Work to be completed
Check every line below for the word "page" and copy each one that has it.

Exercise materials
···
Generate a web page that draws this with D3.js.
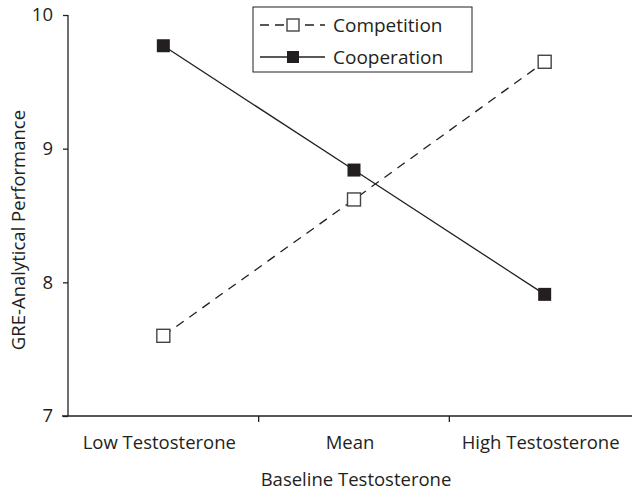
···
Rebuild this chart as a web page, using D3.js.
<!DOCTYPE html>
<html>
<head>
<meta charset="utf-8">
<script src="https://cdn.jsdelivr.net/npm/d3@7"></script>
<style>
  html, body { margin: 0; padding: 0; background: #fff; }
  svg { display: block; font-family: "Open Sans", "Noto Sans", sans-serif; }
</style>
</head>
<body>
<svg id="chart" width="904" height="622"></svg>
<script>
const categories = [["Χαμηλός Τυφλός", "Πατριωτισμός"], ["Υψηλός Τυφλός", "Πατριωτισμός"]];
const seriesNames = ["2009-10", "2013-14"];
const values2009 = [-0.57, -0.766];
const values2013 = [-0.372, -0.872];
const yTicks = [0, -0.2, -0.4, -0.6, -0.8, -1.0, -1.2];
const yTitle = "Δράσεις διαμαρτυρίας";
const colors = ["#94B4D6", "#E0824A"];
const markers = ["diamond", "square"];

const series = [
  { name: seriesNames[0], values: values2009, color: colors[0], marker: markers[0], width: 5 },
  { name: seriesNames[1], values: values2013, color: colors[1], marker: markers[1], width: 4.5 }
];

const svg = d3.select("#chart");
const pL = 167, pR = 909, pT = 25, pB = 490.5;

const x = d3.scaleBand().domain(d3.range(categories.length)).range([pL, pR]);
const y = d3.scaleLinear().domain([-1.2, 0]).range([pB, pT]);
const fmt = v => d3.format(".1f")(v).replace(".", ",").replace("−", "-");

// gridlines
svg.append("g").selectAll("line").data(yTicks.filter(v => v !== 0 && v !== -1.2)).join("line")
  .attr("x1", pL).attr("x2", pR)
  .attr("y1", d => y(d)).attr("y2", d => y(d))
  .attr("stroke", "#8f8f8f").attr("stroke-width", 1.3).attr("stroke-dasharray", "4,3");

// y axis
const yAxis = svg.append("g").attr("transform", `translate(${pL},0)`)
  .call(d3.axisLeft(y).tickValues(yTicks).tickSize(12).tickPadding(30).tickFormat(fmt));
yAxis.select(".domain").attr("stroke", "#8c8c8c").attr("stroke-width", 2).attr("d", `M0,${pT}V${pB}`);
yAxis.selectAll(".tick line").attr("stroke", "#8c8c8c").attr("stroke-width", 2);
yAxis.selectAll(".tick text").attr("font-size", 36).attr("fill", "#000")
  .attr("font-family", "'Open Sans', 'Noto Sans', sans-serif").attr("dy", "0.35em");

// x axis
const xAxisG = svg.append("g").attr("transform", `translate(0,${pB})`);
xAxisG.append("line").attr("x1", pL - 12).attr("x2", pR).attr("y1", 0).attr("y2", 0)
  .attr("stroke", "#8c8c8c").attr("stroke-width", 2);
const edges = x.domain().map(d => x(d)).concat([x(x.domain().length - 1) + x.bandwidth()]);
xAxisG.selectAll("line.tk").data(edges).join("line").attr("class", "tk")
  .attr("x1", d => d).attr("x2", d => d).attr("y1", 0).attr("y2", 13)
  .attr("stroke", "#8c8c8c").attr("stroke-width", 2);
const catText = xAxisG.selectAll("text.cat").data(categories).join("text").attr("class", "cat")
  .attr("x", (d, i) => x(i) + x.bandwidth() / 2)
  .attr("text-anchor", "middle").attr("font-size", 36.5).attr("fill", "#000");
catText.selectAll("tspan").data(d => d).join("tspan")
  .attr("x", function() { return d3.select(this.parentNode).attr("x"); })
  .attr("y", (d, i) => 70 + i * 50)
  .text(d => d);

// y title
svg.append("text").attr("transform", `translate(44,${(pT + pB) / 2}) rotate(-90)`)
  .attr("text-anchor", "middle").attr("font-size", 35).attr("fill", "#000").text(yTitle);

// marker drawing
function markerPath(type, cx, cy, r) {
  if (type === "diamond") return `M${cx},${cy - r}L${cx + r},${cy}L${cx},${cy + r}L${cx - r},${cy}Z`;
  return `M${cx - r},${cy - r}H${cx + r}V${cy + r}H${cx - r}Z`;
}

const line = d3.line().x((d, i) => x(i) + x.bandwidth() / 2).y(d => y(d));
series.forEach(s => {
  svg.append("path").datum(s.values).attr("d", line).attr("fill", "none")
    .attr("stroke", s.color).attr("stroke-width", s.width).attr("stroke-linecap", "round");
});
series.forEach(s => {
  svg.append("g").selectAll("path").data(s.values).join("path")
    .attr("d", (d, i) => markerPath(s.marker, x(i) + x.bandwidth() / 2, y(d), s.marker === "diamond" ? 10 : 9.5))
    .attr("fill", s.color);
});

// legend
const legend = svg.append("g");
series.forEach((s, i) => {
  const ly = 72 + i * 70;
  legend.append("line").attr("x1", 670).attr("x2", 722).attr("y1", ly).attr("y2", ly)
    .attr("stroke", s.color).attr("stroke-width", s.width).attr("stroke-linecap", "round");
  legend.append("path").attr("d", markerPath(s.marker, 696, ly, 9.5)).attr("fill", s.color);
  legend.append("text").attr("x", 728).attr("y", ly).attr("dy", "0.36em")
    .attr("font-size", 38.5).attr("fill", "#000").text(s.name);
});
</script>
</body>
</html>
···
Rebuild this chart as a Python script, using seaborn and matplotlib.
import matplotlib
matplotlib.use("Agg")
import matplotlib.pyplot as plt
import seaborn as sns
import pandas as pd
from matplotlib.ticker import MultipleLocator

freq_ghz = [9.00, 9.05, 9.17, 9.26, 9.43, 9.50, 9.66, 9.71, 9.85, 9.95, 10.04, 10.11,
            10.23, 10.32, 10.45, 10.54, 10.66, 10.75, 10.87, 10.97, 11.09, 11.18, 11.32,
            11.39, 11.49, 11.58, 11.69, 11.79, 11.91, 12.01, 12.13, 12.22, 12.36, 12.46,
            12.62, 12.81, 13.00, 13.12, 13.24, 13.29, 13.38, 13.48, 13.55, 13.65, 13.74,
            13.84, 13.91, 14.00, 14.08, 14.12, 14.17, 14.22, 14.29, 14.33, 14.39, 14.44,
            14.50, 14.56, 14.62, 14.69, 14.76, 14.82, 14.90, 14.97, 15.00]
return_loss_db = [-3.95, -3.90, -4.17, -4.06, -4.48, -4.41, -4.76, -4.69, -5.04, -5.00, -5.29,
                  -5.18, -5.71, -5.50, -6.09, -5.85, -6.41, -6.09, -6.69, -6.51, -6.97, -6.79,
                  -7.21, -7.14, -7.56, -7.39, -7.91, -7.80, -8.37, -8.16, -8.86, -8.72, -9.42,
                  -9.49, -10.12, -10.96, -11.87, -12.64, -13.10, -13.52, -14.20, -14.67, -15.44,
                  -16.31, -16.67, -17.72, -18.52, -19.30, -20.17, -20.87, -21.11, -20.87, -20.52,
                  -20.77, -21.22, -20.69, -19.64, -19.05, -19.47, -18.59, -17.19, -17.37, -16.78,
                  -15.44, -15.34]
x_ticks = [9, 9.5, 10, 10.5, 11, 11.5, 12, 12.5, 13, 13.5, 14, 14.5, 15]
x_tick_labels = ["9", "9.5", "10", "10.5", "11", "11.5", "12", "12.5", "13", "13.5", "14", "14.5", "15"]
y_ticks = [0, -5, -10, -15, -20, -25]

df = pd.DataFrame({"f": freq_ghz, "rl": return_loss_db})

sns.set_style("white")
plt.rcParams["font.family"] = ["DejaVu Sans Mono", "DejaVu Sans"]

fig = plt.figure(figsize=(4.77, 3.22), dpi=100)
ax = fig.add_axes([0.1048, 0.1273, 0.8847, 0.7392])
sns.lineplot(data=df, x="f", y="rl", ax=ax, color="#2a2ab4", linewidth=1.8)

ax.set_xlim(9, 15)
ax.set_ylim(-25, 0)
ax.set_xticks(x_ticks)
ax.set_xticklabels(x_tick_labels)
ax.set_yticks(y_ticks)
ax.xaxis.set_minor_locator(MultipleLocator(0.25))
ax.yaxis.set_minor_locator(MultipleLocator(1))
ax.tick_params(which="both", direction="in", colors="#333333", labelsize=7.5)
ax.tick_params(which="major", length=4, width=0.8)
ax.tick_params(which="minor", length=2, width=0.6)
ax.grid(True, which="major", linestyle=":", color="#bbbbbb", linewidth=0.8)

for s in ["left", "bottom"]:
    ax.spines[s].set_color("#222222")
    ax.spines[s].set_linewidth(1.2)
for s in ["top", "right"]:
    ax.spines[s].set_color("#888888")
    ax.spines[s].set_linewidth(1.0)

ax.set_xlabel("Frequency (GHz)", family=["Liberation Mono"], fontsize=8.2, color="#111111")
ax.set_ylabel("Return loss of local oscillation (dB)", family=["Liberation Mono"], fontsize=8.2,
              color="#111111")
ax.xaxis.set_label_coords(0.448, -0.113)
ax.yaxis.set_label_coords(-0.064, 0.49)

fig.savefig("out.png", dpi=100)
···
Complete output
Generate a web page that draws this with D3.js.
Rebuild this chart as a web page, using D3.js.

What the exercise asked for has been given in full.